BV96 · 13 December 2024 14:47

Dear FLUKA experts

My name is David and I encountered a rare allocation error with the subroutine read_phase_space_file.

Background
I simulate energy deposition events from a phase space file using the “source_cosmic_new.f” user routine with the embedded subroutine “read_phase_space_file”. I do this on a computer cluster at our institute via the slurm scheduler using ~2000 independent, parallel runs. The corresponding scripts were successfully applied for already over 1 year without any problems.

Problem
Since this month, some (~1 out of 1000) runs regularly show a fatal allocation error resulting in a core dump and crash of the related run (2E5 primaries per run). All other runs are not affected and go through without problems.

Problem Solving

I traced the error back to read_phase_space_file subroutine, line 1041 and/or 1067, with the log-file error being:
“malloc(): mismatching next->prev_size (unsorted)”
The errors were encountered on all the nodes available on the cluster, so a node specific hardware issue seems to be unlikely.
I ensured that sufficient memory is allocated for each run, so a memory allocation overflow is also unlikely.
I contacted the administrator for our cluster and he pointed to a potential problem with the subroutine read_phase_space_file.
Increasing the number of phase space file entries increases the error rate (1E7 lines corresponds to ~1 error per 100 runs for 2E5 primaries per run).
Note that I utilize FLUKA’s new point-wise neutron transport treatment for the simulation.

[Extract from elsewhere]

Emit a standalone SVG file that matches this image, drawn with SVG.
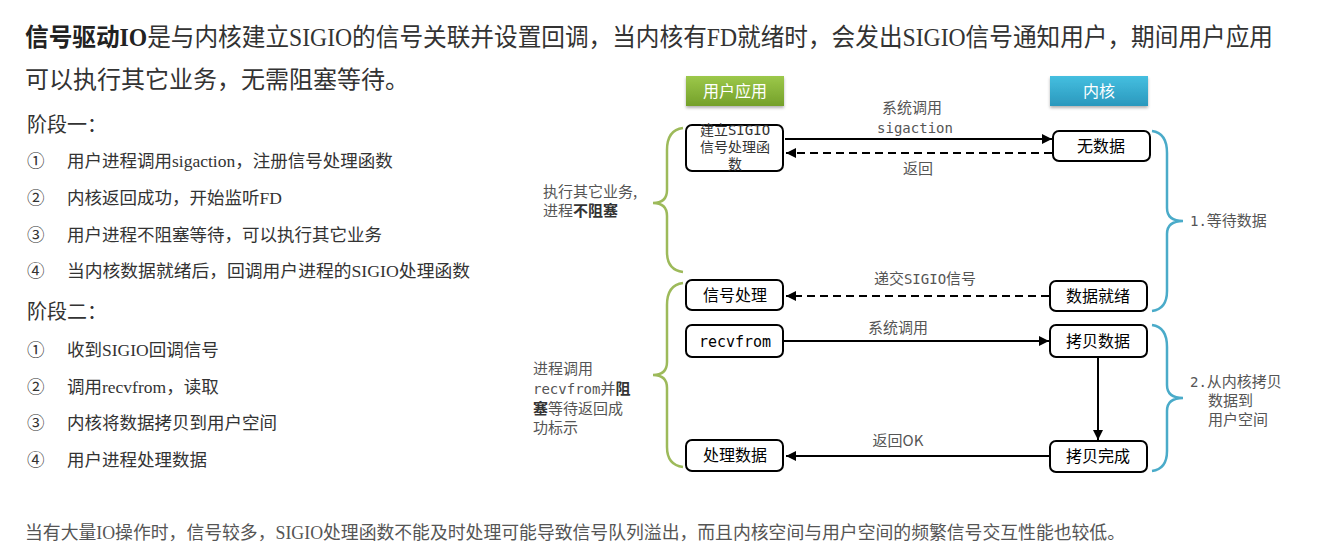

I tested the setup with both the JEFF-3.3 and ENDF-VIII.0 nuclear libraries and encountered allocation errors with both.

Questions

Can you reproduce the error I encountered on your cluster system with the files provided below?
Do you have a solution to prevent this rare error?

Files
Because of the their sizes, I provide the files via this link:

The folder contains a MRE as well as two runs, for which I encountered the described error with all log and error files:

/InputFiles: template input (& flair) file, which is adapted for each run
/PhaseSpaceFile: contains phase space file used for all runs
/UserRoutines: Contains custom user-routines used for all runs
/run00322: first example run with the described error
/run01675: second example run with the described error

Additional Information
I performed all simulations with the FLUKA CERN version 4-4.1.

Thank you very much for your support
Cheers,
David

horvathd · 17 December 2024 08:22

Dear David,

I run your input on our cluster for 10’000 jobs, and none crashed due to memory issues. (Please note, our submission script launches the jobs staggered, so not all were run at the same time.)

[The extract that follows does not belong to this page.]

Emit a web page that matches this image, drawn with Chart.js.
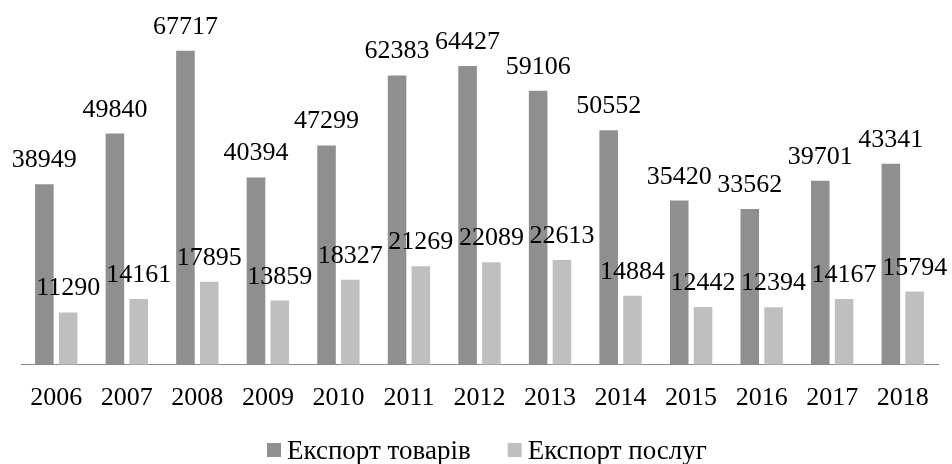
<!DOCTYPE html>
<html>
<head>
<meta charset="utf-8">
<script src="https://cdn.jsdelivr.net/npm/chart.js@4"></script>
<style>
  html, body { margin: 0; padding: 0; background: #fff; }
  #wrap { width: 952px; height: 464px; }
</style>
</head>
<body>
<div id="wrap"><canvas id="myChart" width="952" height="464"></canvas></div>
<script>
const years = ["2006", "2007", "2008", "2009", "2010", "2011", "2012", "2013", "2014", "2015", "2016", "2017", "2018"];
const goodsExport = [38949, 49840, 67717, 40394, 47299, 62383, 64427, 59106, 50552, 35420, 33562, 39701, 43341];
const servicesExport = [11290, 14161, 17895, 13859, 18327, 21269, 22089, 22613, 14884, 12442, 12394, 14167, 15794];
const seriesNames = ["Експорт товарів", "Експорт послуг"];
const seriesColours = ["#8f8f8f", "#bfbfbf"];

const serif = "'Liberation Serif', 'Times New Roman', serif";

// value labels above each bar
const valueLabels = {
    id: "valueLabels",
    afterDatasetsDraw(chart) {
        const ctx = chart.ctx;
        ctx.save();
        ctx.font = "26px " + serif;
        ctx.fillStyle = "#000";
        ctx.textAlign = "center";
        ctx.textBaseline = "alphabetic";
        chart.data.datasets.forEach((ds, i) => {
            chart.getDatasetMeta(i).data.forEach((bar, j) => {
                ctx.fillText(String(ds.data[j]), bar.x, bar.y - 17);
            });
        });
        ctx.restore();
    }
};

// legend drawn by hand so the box/text gaps match the original
const bottomLegend = {
    id: "bottomLegend",
    afterDraw(chart) {
        const ctx = chart.ctx;
        ctx.save();
        ctx.font = "27px " + serif;
        ctx.textBaseline = "alphabetic";
        ctx.textAlign = "left";
        let x = 267;
        chart.data.datasets.forEach((ds) => {
            ctx.fillStyle = ds.backgroundColor;
            ctx.fillRect(x, 443, 14, 14);
            ctx.fillStyle = "#000";
            ctx.fillText(ds.label, x + 20, 459);
            x += 20 + ctx.measureText(ds.label).width + 37;
        });
        ctx.restore();
    }
};

new Chart(document.getElementById("myChart").getContext("2d"), {
    type: "bar",
    data: {
        labels: years,
        datasets: [
            {
                label: seriesNames[0],
                data: goodsExport,
                backgroundColor: seriesColours[0],
                categoryPercentage: 0.675,
                barPercentage: 0.78
            },
            {
                label: seriesNames[1],
                data: servicesExport,
                backgroundColor: seriesColours[1],
                categoryPercentage: 0.675,
                barPercentage: 0.78
            }
        ]
    },
    options: {
        responsive: false,
        animation: false,
        layout: { padding: { left: 21, right: 14, top: 3, bottom: 32 } },
        plugins: {
            legend: { display: false },
            tooltip: { enabled: false }
        },
        scales: {
            x: {
                grid: { display: false, drawTicks: false },
                border: { display: true, color: "#888", width: 1 },
                ticks: {
                    color: "#000",
                    padding: 18,
                    font: { family: serif, size: 26 }
                }
            },
            y: {
                display: false,
                min: 0,
                max: 78000
            }
        }
    },
    plugins: [valueLabels, bottomLegend]
});
</script>
</body>
</html>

So to try to find a workaround I have a few questions:

Are the crashes reproducible? I mean does the same input file fail again if you submit it again?
Did you try to use different Gfortran versions?

Unfortunately, I can’t see how the code could cause the issue since you are reading the same file, and it works most of the time.
Line 1041 and 1067 are where a line is read from the file, but I’m unaware if that could cause memory allocation errors while using a static variable.

Some other things to try:

Modify the code so it doesn’t use dynamic memory allocation by hard coding the array size.
Copy the phase-space file to each FLUKA job so you don’t read from only one instance with all 2000 processes.

Cheers,
David

BV96 · 2 January 2025 10:22

Dear David,

Thank you for taking the time to run my input files and for providing such a detailed feedback. I appreciate your patience, especially as it has taken me some time to reply due to the holiday season.

Answers to Your Questions

Reproducibility: The crashes are not reproducible. Resubmitting the same input file generally results in successful runs.
GFortran Versions: Unfortunately, testing with a different GFortran version would require involving the administrator, which I could not do over the holidays.

Update on the Issue

I tested your second suggestion of copying the phase-space file to each FLUKA job, ensuring that no two processes accessed the same file simultaneously. This workaround successfully resolved the issue. I haven’t encountered any crashes since implementing this change, even with the same input files that previously caused errors.

Closing Thoughts

While I can’t definitively pinpoint the root cause, the workaround has proven effective. I suspect it may have been related to the simultaneous access of the phase-space file by multiple processes, though the error itself appeared sporadic and hard to diagnose.

Thanks again for your guidance and suggestions.

Best regards and happy new year!
David